== PROVIDED RECORDS ==
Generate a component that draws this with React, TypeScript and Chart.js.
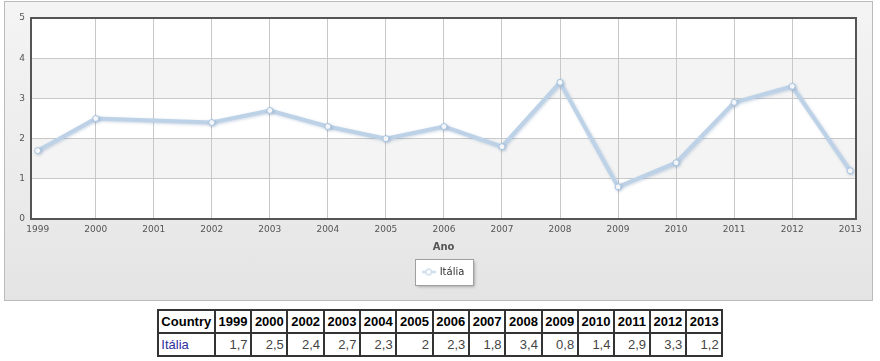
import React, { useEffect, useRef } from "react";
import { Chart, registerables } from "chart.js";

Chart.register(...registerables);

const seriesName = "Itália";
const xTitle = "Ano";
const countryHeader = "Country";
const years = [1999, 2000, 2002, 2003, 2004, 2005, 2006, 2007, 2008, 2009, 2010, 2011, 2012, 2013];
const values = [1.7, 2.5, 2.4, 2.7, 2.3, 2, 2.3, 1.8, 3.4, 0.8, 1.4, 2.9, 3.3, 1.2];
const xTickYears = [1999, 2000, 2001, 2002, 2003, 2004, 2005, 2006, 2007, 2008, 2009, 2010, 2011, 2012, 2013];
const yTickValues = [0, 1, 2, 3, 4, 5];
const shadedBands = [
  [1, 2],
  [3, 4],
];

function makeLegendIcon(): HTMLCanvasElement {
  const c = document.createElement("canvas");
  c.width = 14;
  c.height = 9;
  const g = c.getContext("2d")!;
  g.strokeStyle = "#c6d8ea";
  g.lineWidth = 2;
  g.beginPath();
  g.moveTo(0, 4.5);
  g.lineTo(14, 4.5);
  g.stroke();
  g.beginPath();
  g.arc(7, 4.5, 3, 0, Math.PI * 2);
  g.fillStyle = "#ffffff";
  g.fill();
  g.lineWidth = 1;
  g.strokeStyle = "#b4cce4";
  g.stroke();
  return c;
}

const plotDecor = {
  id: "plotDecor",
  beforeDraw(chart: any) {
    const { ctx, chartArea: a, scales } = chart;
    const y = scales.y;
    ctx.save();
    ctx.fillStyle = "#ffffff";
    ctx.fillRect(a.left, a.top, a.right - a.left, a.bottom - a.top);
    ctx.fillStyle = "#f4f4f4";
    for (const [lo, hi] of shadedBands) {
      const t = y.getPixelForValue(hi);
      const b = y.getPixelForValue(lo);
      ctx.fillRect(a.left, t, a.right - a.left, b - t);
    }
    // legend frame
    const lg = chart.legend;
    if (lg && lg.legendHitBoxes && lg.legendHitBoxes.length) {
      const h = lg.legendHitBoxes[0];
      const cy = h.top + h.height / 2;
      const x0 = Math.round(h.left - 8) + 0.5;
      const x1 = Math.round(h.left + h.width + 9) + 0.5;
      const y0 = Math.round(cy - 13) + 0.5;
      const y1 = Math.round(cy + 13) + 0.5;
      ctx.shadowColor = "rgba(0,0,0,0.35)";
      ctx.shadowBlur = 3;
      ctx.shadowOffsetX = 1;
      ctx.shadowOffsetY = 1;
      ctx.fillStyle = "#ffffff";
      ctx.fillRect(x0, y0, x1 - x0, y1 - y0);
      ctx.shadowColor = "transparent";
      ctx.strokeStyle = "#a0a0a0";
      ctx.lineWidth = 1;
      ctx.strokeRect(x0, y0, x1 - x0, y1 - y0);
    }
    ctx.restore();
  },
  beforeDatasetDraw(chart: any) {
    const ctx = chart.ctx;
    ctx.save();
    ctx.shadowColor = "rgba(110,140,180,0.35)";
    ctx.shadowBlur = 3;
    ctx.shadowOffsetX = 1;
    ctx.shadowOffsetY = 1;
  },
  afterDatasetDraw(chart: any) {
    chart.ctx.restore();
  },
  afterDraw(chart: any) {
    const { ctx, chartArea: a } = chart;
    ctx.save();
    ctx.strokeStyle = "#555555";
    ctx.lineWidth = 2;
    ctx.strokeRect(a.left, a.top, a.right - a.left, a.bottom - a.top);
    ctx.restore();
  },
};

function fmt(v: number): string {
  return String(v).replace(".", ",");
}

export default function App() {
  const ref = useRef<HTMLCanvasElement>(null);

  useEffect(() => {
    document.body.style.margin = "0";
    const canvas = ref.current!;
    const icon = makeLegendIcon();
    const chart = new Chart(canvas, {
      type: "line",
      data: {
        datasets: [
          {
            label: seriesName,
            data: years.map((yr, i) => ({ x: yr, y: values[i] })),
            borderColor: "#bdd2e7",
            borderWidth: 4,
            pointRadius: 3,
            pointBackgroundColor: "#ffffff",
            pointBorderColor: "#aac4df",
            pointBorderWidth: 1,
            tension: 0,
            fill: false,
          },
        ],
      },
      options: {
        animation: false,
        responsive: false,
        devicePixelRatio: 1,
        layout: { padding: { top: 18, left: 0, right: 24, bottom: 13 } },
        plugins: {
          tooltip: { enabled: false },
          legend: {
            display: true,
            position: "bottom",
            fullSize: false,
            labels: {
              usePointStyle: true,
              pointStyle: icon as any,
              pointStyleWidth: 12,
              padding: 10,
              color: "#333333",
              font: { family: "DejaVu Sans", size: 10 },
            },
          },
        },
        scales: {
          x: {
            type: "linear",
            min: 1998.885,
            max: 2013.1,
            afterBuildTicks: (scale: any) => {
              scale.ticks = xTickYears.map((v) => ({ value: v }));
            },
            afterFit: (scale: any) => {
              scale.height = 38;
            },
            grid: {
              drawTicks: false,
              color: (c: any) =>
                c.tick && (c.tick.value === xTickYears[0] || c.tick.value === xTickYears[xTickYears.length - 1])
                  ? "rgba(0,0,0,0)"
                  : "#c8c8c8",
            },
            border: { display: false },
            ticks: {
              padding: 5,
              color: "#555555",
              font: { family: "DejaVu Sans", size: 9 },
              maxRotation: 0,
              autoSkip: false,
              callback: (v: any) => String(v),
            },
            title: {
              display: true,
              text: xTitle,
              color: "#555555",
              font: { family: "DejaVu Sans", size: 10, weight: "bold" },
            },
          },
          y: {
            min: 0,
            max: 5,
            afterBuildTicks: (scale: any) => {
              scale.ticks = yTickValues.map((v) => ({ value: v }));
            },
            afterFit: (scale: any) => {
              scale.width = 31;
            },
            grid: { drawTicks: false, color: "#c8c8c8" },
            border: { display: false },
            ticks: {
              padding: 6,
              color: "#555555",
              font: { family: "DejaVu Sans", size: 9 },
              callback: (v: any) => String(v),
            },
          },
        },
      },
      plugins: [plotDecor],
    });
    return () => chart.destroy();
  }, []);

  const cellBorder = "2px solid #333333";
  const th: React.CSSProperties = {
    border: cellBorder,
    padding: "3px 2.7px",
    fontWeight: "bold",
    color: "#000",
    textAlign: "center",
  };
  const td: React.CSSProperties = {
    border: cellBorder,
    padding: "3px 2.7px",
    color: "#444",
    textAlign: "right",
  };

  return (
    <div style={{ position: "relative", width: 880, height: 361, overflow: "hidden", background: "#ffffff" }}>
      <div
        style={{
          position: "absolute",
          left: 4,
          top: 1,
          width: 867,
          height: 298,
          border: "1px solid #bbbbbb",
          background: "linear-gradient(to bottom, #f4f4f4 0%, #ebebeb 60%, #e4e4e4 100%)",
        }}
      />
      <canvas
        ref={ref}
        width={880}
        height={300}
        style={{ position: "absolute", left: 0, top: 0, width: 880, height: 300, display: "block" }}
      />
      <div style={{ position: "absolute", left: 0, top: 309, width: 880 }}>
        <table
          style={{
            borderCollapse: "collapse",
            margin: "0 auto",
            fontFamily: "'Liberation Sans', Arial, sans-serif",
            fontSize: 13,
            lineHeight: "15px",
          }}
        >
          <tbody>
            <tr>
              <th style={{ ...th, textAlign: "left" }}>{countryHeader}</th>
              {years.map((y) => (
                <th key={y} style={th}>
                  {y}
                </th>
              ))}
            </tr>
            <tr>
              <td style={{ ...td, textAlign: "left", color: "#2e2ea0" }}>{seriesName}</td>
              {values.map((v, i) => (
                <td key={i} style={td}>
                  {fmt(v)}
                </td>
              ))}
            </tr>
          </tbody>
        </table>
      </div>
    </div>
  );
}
===
== PROVIDED RECORDS ==
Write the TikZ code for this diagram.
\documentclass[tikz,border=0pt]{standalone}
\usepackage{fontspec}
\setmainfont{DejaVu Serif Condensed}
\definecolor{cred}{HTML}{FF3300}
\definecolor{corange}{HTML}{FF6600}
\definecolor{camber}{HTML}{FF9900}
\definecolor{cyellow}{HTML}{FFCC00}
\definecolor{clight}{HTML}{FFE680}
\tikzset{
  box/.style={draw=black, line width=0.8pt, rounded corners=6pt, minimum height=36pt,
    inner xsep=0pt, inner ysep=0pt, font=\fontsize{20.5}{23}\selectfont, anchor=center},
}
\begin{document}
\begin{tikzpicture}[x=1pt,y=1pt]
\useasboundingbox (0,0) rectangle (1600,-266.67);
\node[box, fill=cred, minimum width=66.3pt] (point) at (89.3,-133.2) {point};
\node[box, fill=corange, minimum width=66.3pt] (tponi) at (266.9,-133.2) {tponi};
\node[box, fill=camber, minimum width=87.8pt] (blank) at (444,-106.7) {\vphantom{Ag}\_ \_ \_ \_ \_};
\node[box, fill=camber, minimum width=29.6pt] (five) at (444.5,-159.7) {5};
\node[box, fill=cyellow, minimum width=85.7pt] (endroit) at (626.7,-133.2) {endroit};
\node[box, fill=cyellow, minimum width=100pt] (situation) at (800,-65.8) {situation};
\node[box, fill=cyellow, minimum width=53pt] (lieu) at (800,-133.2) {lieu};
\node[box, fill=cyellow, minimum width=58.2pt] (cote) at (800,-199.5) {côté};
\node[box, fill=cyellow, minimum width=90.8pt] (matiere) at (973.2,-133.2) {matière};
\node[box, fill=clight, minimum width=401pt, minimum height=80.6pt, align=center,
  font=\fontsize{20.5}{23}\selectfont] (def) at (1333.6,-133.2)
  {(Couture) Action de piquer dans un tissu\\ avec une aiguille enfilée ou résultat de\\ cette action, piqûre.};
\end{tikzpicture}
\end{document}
===
▶ [WRITTEN INSTRUCTION]
Extract from the material above the stretch running from the line containing "Generate a component" through the line containing "Chart.register(...registerables);". Keep the text exact and the pictures out.

▶ [EXPECTED ANSWER]
Generate a component that draws this with React, TypeScript and Chart.js.
import React, { useEffect, useRef } from "react";
import { Chart, registerables } from "chart.js";

Chart.register(...registerables);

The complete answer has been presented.